Scotland’s nationalists may have to add the creation of a central bank and a currency to their plan to build a new country, if they win next week’s independence referendum.

The Plan A of Alex Salmond’s Scottish National Party has long been for an independent Scotland to share the Bank of England with the rest of the United Kingdom, along with the pound as a joint currency.

Britain’s three big political parties say they are not bluffing when they rule out such a currency union.

Britain’s three big political parties rule out currency union

The question of what money an independent Scotland would use is the biggest point of contention ahead of the vote on September 18, which opinion polls show is too close to call.

Unless British leaders do a U-turn and agree to a currency union after a vote for secession, Scotland would face the choice of adopting the pound unilaterally or creating a currency run by a central bank of its own.

If it took the latter route, some economists say, the oil-producing country could struggle to build up sufficient reserves despite Salmond’s hopes of creating a Norwegian-style sovereign wealth fund. Using the pound without an agreement with the rest of the United Kingdom would raise major questions about the ability of Scotland to provide support for its banks and steer its economy.

A former top European Union official warned last week that it would also kill Scotland’s chances of the joining the EU, something which is central to Salmond’s independence plan.

Olli Rehn, monetary affairs commissioner in Brussels until July, said Scotland would have to commit to joining the eurozone as a condition for accession to the broader EU, something he said the country would be unable to do if it did not have a monetary authority of its own. Salmond has said an independent Scotland would not join the euro.The British government seized on Rehn’s comments to renew its attack on the nationalists’ proposals.

Rehn’s view has been challenged. Andrew Hughes Hallett, a member of the Scottish government’s council of economic advisers, said Scotland could set up an embryonic central bank of its own and argue that it was outsourcing its functions to the Bank of England, even if there were no currency union.

“You have to have the paraphernalia of a central bank in place so you can signal that you can go into the euro, should you choose to do so,” said Hughes Hallett, who teaches economics at George Mason University in the United States and St Andrews University in Scotland.

“But there is no requirement that you go into the euro.”

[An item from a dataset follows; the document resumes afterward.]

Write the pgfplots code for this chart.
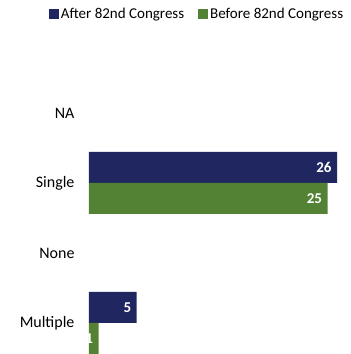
\documentclass[border=0pt]{standalone}
\usepackage{pgfplots}
\pgfplotsset{compat=1.18}
\usepackage{fontspec}
\setmainfont{Carlito}
\definecolor{navy}{RGB}{32,38,96}
\definecolor{grn}{RGB}{84,130,53}
\begin{document}
\begin{tikzpicture}
\path[use as bounding box] (0,0) rectangle (351pt,354pt);
\begin{axis}[
  at={(89pt,0pt)}, anchor=south west,
  scale only axis, width=262pt, height=354pt,
  xbar, bar width=31pt,
  xmin=0, xmax=27.46,
  y dir=reverse, ymin=-1.614, ymax=3.443,
  ytick={0,1,2,3}, yticklabels={NA,Single,None,Multiple},
  xtick=\empty,
  major tick length=0pt,
  axis line style={draw=none},
  /pgf/number format/assume math mode=true,
  yticklabel style={font=\fontsize{16}{18}\selectfont, xshift=-11pt},
  nodes near coords,
  nodes near coords style={font=\bfseries\fontsize{15}{17}\selectfont, text=white, anchor=east, xshift=-2pt},
  legend style={at={(rel axis cs:0.99,0.99)}, anchor=north east, draw=none, fill=none,
    font=\fontsize{15}{17}\selectfont, legend columns=2,
    /tikz/every even column/.append style={column sep=12pt}},
  legend image code/.code={\fill[#1] (0pt,-5pt) rectangle (10pt,5pt);},
]
\addplot[fill=navy, draw=none, bar shift=15.5pt] coordinates {(26,1) (5,3)};
\addplot[fill=grn, draw=none, bar shift=-15.5pt] coordinates {(25,1) (1,3)};
\legend{After 82nd Congress, Before 82nd Congress}
\end{axis}
\end{tikzpicture}
\end{document}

He pointed to EU member Sweden which has so far not been required to make good on its commitment to join the eurozone.

Such arguments may one day be heard in the European Court of Justice and they would probably run into opposition from within the bloc, not least from EU member Spain. Madrid is worried that a smooth Scottish accession would embolden Catalan nationalists.

A simpler option, many economists say, is to create a new Scottish currency under a new central bank, giving the new nation more freedom to pursue its own policies.

The task of creating a central bank itself is not a big problem. The Edinburgh government has already proposed the creation of a Scottish Monetary Institute to oversee the banking sector and collect data.

Institutions such as the Inter­national Monetary Fund would be able to help. Croatia and Slovakia, which were born from bigger nations, set up central banks smoothly.